SHORT TASK:
Quote the whole listing exactly. Leave the pictures out of your copy.
=== SUPPLIED MATERIAL ===
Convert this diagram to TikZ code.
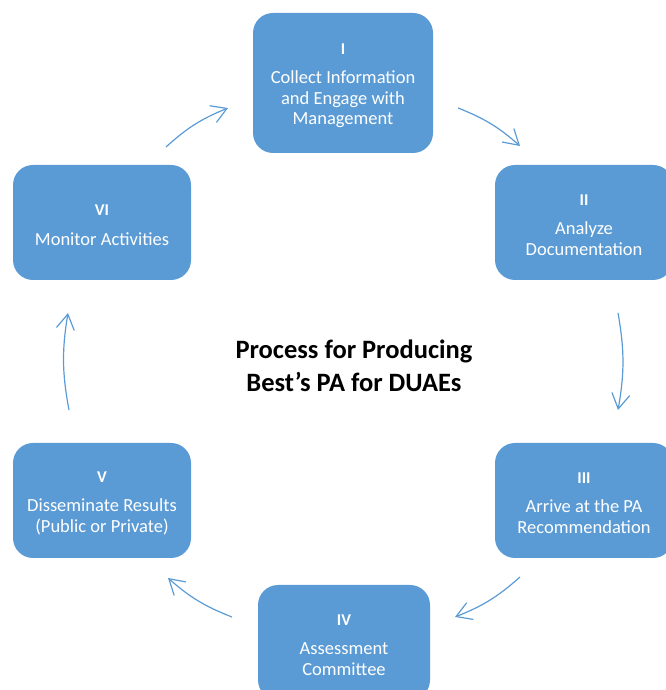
\documentclass[tikz,border=0pt]{standalone}
\usepackage{fontspec}
\setmainfont{Carlito}
\usetikzlibrary{arrows.meta}
\definecolor{boxblue}{RGB}{91,155,213}
\begin{document}
\begin{tikzpicture}[x=1pt,y=1pt,
  stepbox/.style={rectangle, rounded corners=20pt, fill=boxblue, text=white,
    inner sep=0pt, align=center, minimum width=178pt, minimum height=115pt,
    font=\fontsize{18.5}{20.5}\selectfont},
  cyc/.style={draw=boxblue, line width=1.2pt, -{Straight Barb[length=15pt,width=18pt,line width=1.2pt]}, bend left=10}]
\useasboundingbox (0,0) rectangle (665,690);
\newcommand{\romnum}[1]{{\fontsize{16.5}{20.5}\selectfont\bfseries\rule{0pt}{16pt}#1}}
% boxes
\node[stepbox, minimum width=180pt, minimum height=140pt] (b1) at (343,607)
  {\romnum{I}\\[9pt]Collect Information\\and Engage with\\Management};
\node[stepbox] (b2) at (584,467.5) {\romnum{II}\\[9pt]Analyze\\Documentation};
\node[stepbox] (b3) at (584,189.5) {\romnum{III}\\[9pt]Arrive at the PA\\Recommendation};
\node[stepbox, minimum width=172pt] (b4) at (344,47.5) {\romnum{IV}\\[9pt]Assessment\\Committee};
\node[stepbox] (b5) at (102,189.5) {\romnum{V}\\[9pt]Disseminate Results\\(Public or Private)};
\node[stepbox] (b6) at (102,467.5) {\romnum{VI}\\[9pt]Monitor Activities};
% title
\node[align=center, inner sep=0pt, font=\fontsize{26.5}{33}\selectfont\bfseries] (title) at (354,324)
  {Process for Producing\\Best’s PA for DUAEs};
% arrow end points
\coordinate (a1s) at (458,582); \coordinate (a1e) at (520,544);
\coordinate (a2s) at (618,377); \coordinate (a2e) at (618,280);
\coordinate (a3s) at (520,113); \coordinate (a3e) at (455,73);
\coordinate (a4s) at (232,73);  \coordinate (a4e) at (168,112);
\coordinate (a5s) at (69,280);  \coordinate (a5e) at (68,377);
\coordinate (a6s) at (166,543); \coordinate (a6e) at (228,582);
\draw[cyc] (a1s) to (a1e);
\draw[cyc] (a2s) to (a2e);
\draw[cyc] (a3s) to (a3e);
\draw[cyc] (a4s) to (a4e);
\draw[cyc] (a5s) to (a5e);
\draw[cyc] (a6s) to (a6e);
\end{tikzpicture}
\end{document}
===
WORKED ANSWER:
Convert this diagram to TikZ code.
\documentclass[tikz,border=0pt]{standalone}
\usepackage{fontspec}
\setmainfont{Carlito}
\usetikzlibrary{arrows.meta}
\definecolor{boxblue}{RGB}{91,155,213}
\begin{document}
\begin{tikzpicture}[x=1pt,y=1pt,
  stepbox/.style={rectangle, rounded corners=20pt, fill=boxblue, text=white,
    inner sep=0pt, align=center, minimum width=178pt, minimum height=115pt,
    font=\fontsize{18.5}{20.5}\selectfont},
  cyc/.style={draw=boxblue, line width=1.2pt, -{Straight Barb[length=15pt,width=18pt,line width=1.2pt]}, bend left=10}]
\useasboundingbox (0,0) rectangle (665,690);
\newcommand{\romnum}[1]{{\fontsize{16.5}{20.5}\selectfont\bfseries\rule{0pt}{16pt}#1}}
% boxes
\node[stepbox, minimum width=180pt, minimum height=140pt] (b1) at (343,607)
  {\romnum{I}\\[9pt]Collect Information\\and Engage with\\Management};
\node[stepbox] (b2) at (584,467.5) {\romnum{II}\\[9pt]Analyze\\Documentation};
\node[stepbox] (b3) at (584,189.5) {\romnum{III}\\[9pt]Arrive at the PA\\Recommendation};
\node[stepbox, minimum width=172pt] (b4) at (344,47.5) {\romnum{IV}\\[9pt]Assessment\\Committee};
\node[stepbox] (b5) at (102,189.5) {\romnum{V}\\[9pt]Disseminate Results\\(Public or Private)};
\node[stepbox] (b6) at (102,467.5) {\romnum{VI}\\[9pt]Monitor Activities};
% title
\node[align=center, inner sep=0pt, font=\fontsize{26.5}{33}\selectfont\bfseries] (title) at (354,324)
  {Process for Producing\\Best’s PA for DUAEs};
% arrow end points
\coordinate (a1s) at (458,582); \coordinate (a1e) at (520,544);
\coordinate (a2s) at (618,377); \coordinate (a2e) at (618,280);
\coordinate (a3s) at (520,113); \coordinate (a3e) at (455,73);
\coordinate (a4s) at (232,73);  \coordinate (a4e) at (168,112);
\coordinate (a5s) at (69,280);  \coordinate (a5e) at (68,377);
\coordinate (a6s) at (166,543); \coordinate (a6e) at (228,582);
\draw[cyc] (a1s) to (a1e);
\draw[cyc] (a2s) to (a2e);
\draw[cyc] (a3s) to (a3e);
\draw[cyc] (a4s) to (a4e);
\draw[cyc] (a5s) to (a5e);
\draw[cyc] (a6s) to (a6e);
\end{tikzpicture}
\end{document}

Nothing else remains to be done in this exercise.